O grande trunfo de Arrow Flash está em sua jogabilidade. Poucos games possuem opções de customização como este: é possível, além da básica (mas ausente em muito jogo) configuração de botões e de dificuldade, escolher se queremos jogar com o rapid fire ligado ou não, e definir se o comando Flash será realizado por carregamento ou por estoque de vezes (jajá eu explico isso). Primeiramente, caro amigo retroaventureiro, quantas vezes em sua longa carreira gamística, neste pequeno planeta azul perdido na imensidão do universo, você xingou, esperneou e esbravejou para os deuses (que não te ouviram pois estavam ocupados jogando baralho no outro lado do universo) tentando fazer com que eles percebessem a fúria que dilacerava suas entranhas por causa daquele maldito jogo de tiro que não tinha Rapid Fire? Muitas, não é mesmo? Naquele mundaréu de jogos de apertos rápidos e consecutivos onde o dedão desmorona antes de se chagar ao chefe da fase, o uso de um rapid fire seria uma dádiva, tanto por que na próxima etapa, o que desmoronaria seria o braço inteiro, pois o controlpad estaria desconfortavelmente posicionado em cima do joelho da pessoa para que com o dedo indicador, esta pudesse continuar apertando freneticamente os botões. A próxima etapa ocorreria no ortopedista.

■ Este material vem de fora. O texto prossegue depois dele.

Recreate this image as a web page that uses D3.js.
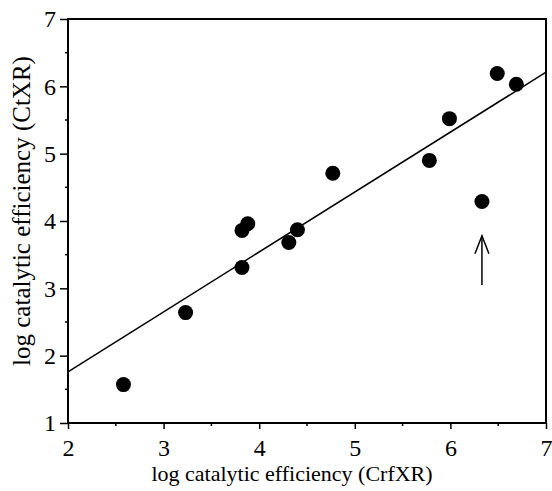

Só pela presença do rapid fire já se percebe que a Sega possuía boas idéias em se tratando de shmups, e talvez isso tenha sido influência da convivência com o pessoal da Telenet/Wolftean e seus belos games do segmento, quem sabe? Verdade é que nosso mecha se movimenta suavemente pela tela a uma velocidade inicial muito satisfatória, possível ainda de ser controlada com a coleta de itens de speed up liberados por cápsulas que aparecem aos montes pelas fases. Estas mesmas cápsulas carregam os itens de Power Up que devemos recolher para aumentar o poder de fogo do nosso mecha.
Até o momento, nada fora do comum: aquela montoeira de naves inimigas entopem a tela para impedir o seu avanço como em qualquer outro game do segmento, e é aí que vem a diferença na jogabilidade de Arrow Flash: o comando FLASH.

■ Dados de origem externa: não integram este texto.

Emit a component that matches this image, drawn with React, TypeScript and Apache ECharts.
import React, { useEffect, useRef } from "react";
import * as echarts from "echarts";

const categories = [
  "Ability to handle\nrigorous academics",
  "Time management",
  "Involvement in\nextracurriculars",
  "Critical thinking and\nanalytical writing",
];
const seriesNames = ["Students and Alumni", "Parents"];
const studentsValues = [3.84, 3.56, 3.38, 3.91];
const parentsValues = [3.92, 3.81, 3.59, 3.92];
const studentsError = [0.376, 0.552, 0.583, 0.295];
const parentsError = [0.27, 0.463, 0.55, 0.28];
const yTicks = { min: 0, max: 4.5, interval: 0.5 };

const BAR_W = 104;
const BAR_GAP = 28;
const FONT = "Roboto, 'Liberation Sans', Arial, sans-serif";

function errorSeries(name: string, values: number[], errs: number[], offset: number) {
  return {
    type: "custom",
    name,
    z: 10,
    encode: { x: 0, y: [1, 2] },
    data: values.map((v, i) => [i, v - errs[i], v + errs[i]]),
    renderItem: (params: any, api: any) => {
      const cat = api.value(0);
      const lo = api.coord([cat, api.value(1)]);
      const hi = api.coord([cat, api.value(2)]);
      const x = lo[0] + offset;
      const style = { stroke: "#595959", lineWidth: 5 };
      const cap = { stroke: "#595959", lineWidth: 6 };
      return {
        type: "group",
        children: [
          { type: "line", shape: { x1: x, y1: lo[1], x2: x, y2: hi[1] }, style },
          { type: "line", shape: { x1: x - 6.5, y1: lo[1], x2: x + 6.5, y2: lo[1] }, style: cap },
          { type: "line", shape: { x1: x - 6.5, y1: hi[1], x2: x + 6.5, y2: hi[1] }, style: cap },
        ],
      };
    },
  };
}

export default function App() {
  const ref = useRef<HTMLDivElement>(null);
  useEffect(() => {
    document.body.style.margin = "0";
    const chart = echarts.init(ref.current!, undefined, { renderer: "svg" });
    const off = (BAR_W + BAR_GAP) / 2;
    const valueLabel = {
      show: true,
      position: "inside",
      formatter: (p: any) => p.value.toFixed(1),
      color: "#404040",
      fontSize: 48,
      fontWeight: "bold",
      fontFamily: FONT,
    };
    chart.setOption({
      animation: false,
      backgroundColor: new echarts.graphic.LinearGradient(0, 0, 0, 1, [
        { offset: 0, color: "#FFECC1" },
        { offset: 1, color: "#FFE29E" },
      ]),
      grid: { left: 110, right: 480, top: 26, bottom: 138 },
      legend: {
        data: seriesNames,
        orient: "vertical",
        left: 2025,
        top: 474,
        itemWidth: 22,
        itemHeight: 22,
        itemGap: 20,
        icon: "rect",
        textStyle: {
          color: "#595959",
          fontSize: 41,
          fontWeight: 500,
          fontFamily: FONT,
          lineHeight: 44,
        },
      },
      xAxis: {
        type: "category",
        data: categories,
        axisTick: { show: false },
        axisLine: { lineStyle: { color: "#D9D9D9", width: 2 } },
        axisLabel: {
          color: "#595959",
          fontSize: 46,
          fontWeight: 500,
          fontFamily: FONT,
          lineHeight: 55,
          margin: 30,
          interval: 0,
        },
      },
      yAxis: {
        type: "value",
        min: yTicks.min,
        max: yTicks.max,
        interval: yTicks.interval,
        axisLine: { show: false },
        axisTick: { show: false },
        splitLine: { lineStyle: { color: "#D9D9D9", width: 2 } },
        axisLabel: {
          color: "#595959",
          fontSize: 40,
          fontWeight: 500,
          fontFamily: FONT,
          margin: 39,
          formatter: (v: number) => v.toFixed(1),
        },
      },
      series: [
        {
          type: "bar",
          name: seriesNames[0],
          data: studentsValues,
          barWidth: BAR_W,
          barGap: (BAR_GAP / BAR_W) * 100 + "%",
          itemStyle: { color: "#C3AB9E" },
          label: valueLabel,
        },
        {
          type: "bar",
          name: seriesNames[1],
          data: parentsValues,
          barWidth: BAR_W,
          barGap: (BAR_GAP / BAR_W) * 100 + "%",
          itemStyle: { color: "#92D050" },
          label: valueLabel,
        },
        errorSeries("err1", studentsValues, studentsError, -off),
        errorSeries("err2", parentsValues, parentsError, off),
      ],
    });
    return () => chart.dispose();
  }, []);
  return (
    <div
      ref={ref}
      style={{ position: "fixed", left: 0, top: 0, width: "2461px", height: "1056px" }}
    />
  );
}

Um botão atira, o outro alterna o mecha de sua forma robô para nave onde a jogabilidade básica pouco varia (em suma, os drones recolhidos te “seguem” quando em forma de nave assim como acontece em Gradius e Salamander, e ficam fixos em cima e em baixo quando em forma mecha), e o terceiro botão inicia uma ação especial devastadora chamada Flash, onde em forma de nave, o mecha libera uma saraivada enorme de lasers que limpam a tela instantaneamente, e em forma robótica, cria uma barreira de energia que deixa nosso veículo indestrutível e mortal enquanto ela durar. Sabe o Goku quando usa o Kaioken? Pois é.
O comando Flash é a essência de Arrow Flash, e quando bem utilizado, deixa o jogo até fácil! Como eu já disse anteriormente, o menu de opções do game permite escolher se vamos jogar com o Flash em quantidades estocáveis (quantidade preestabelecida de vezes para se usar o comando que pode ser aumentada recolhendo-se itens), ou em charge (seguramos o botão até o golpe carregar e depois soltamos), e isso modifica inteiramente a estratégia a ser utilizada. Dosar o uso dessa habilidade e saber carregá-la no momento certo é essencial, e a Sega acertou em cheio quando criou esse sistema. Tudo estaria completo se existisse uma variedade maior de tiros e fases mais longas, pois graficamente e sonoricamente, o game não faz feio.
Logo de início já é possível perceber um monte de camadas diferentes de profundidade no cenário, efeito que se repete à exaustão no game inteiro e que o Mega Drive fazia com a mão nas costas e o pé amputado. Os cenários são bem variados e coloridos, um belo trabalho em se tratando de um game de 1990, e a trilha sonora estava longe de ser ruim… Um pouco estridente, mas nunca ruim! A reclamação maior fica por conta da dificuldade: as fases não são lá muito desafiadoras e a quantidade de projéteis que vem na direção da sua nave é baixa, então em suma, use Flash em modo Mecha e destrua os chefes, pronto! Ainda é possível aumentar o total inicial de vidas para 7, um número bem generoso se formos levar em conta que os continues são infinitos, e a dificuldade vai por água a baixo.
E se tudo é bom, se tudo em Arrow Flash é no mínimo aceitável, então por que diabos a Sega não insistiu no gênero? Sabemos que Shmups horizontais nunca foram a casa da produtora (ela sempre investiu em Rail Shooters, gênero que explicaremos mais adiante no especial), mas a sua entrada no segmento com um game que se mostrava no mínimo cheio de boas ideias, era mais do que promissora. Na pior das hipóteses, seria o laboratório para a criação de outros games de qualidade muito superior, mas não foi o que aconteceu. Arrow Flash chegou à América por intermédio da Renovation, e foi só, as aventuras estelares de Zana morreram por ai. A franquia se tornou mais uma no enorme cemitério de games da Sega, e lá jaz esquecida para todo o sempre. Eu particularmente não esqueço desse jogo… O que eu esqueci mesmo foi de onde veio aquele cartucho japonês que eu tanto joguei… Caramba… De onde?? São Longuinho, São Longuinho…
O slogan do antigo RetroPlayers ainda vale pra mim: “também to morto mas tô aí!”